# LaSal success



## Oldtimehtr (Sep 27, 2007)

Had a great hunt on the LaSals. Took this bear Sat. on Pine Ridge. Probably a little over 200 lbs. Not huge but a really nice rug. Check the pics out. Guess which tree the bear is in? That's not a tree in some brush. Most of the trees are 30-40 footers and the one the bear is in is over 100 feet tall. The bear is half way up the tree. When grandson shot him he wedged in the tree and we could not get him down. Debated about going to Moab for ropes and/or tree spikes when grandson found a way (life threatening!) to climb from the top of a nearby tree into the big tree to dislodge the beast. Second pic is grandson and wife-to-be with the bear.


----------



## middlefork (Nov 2, 2008)

Way to go!
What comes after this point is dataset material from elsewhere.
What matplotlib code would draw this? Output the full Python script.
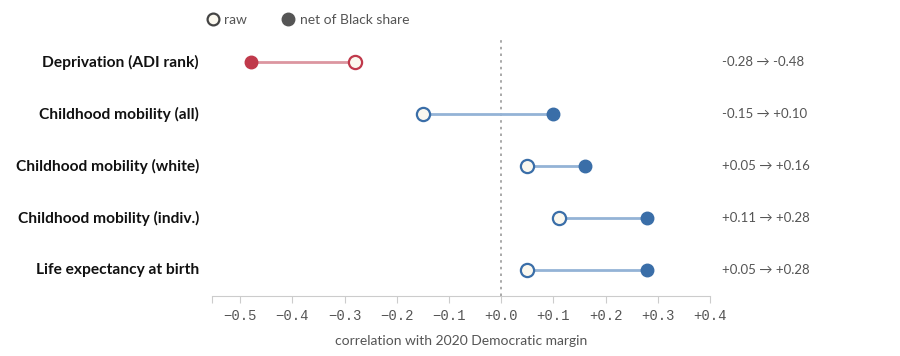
import matplotlib.pyplot as plt
from matplotlib.lines import Line2D

labels = ["Deprivation (ADI rank)", "Childhood mobility (all)", "Childhood mobility (white)",
          "Childhood mobility (indiv.)", "Life expectancy at birth"]
raw = [-0.28, -0.15, 0.05, 0.11, 0.05]
net = [-0.48, 0.10, 0.16, 0.28, 0.28]
ticks = [-0.5, -0.4, -0.3, -0.2, -0.1, 0.0, 0.1, 0.2, 0.3, 0.4]

RED, RED_L = "#c0394b", "#dc96a0"
BLUE, BLUE_L = "#3a6ea8", "#94b3d6"
CREAM = "#fbf8ef"
GRAY = "#555555"

plt.rcParams['font.family'] = ['Lato', 'DejaVu Sans']

fig = plt.figure(figsize=(9, 3.56), dpi=100)
ax = fig.add_axes([212 / 900, 60 / 356, 498 / 900, 260 / 356])
ax.set_xlim(-0.554, 0.4)
ax.set_ylim(4.5, -0.5)

ax.axvline(0, color="#999999", lw=1.2, ls=(0, (1.5, 2.5)), zorder=1)

for i, (r, n) in enumerate(zip(raw, net)):
    c, cl = (RED, RED_L) if n < r else (BLUE, BLUE_L)
    ax.plot([r, n], [i, i], color=cl, lw=2, zorder=2, solid_capstyle='butt')
    ax.plot(n, i, 'o', ms=9, mfc=c, mec=c, zorder=3)
    ax.plot(r, i, 'o', ms=9.5, mfc=CREAM, mec=c, mew=1.6, zorder=3)
    ax.text(-0.579, i, labels[i], ha='right', va='center', fontsize=11.2,
            fontweight='bold', color="#111111", clip_on=False)
    ax.text(0.423, i, f"{r:+.2f} \u2192 {n:+.2f}", ha='left', va='center',
            fontsize=9.5, color=GRAY, clip_on=False)

for s in ["top", "right", "left"]:
    ax.spines[s].set_visible(False)
ax.spines["bottom"].set_color("#cccccc")
ax.set_yticks([])
ax.set_xticks(ticks + [-0.554])
ax.set_xticklabels([f"{t:+.1f}".replace("-", "\u2212") for t in ticks] + [""],
                   family="Liberation Mono", fontsize=10, color=GRAY)
ax.tick_params(axis='x', length=5, color="#cccccc", pad=4)
ax.set_xlabel("correlation with 2020 Democratic margin", fontsize=10, color=GRAY, labelpad=9)

handles = [Line2D([], [], ls='none', marker='o', ms=8.5, mfc=CREAM, mec="#444444", mew=1.6),
           Line2D([], [], ls='none', marker='o', ms=9, mfc=GRAY, mec=GRAY)]
fig.legend(handles, ["raw", "net of Black share"], loc='center left',
           bbox_to_anchor=(192 / 900, 1 - 20 / 356), ncol=2, frameon=False, fontsize=10,
           labelcolor=GRAY, handletextpad=0.2, columnspacing=2.4, handlelength=1.2)

fig.savefig("out.png", dpi=100, facecolor="white")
Just curious, what method did you use to get on the bear? Hopefully I will get a chance some day to give it a go.


----------



## Bears Butt (Sep 12, 2007)

That is really nice! That bear is perfect! Great job!


----------



## Oldtimehtr (Sep 27, 2007)

Middlefork- Used hounds to tree the bear. Hard for the hounds to stay on the bear with the heavy wind that day. They lost the trail a couple of times but finally treed him. Fun hunt.


----------



## Huge29 (Sep 17, 2007)

Wow! Thanks for sharing!


----------



## Size Matters (Dec 22, 2007)

It sounds like you had a awesome time thanks for the story and the photos.


----------



## Al Hansen (Sep 7, 2007)

8)


----------



## bigbuckhunter64 (May 6, 2008)

Congrats....glad everything worked out for you guys!


----------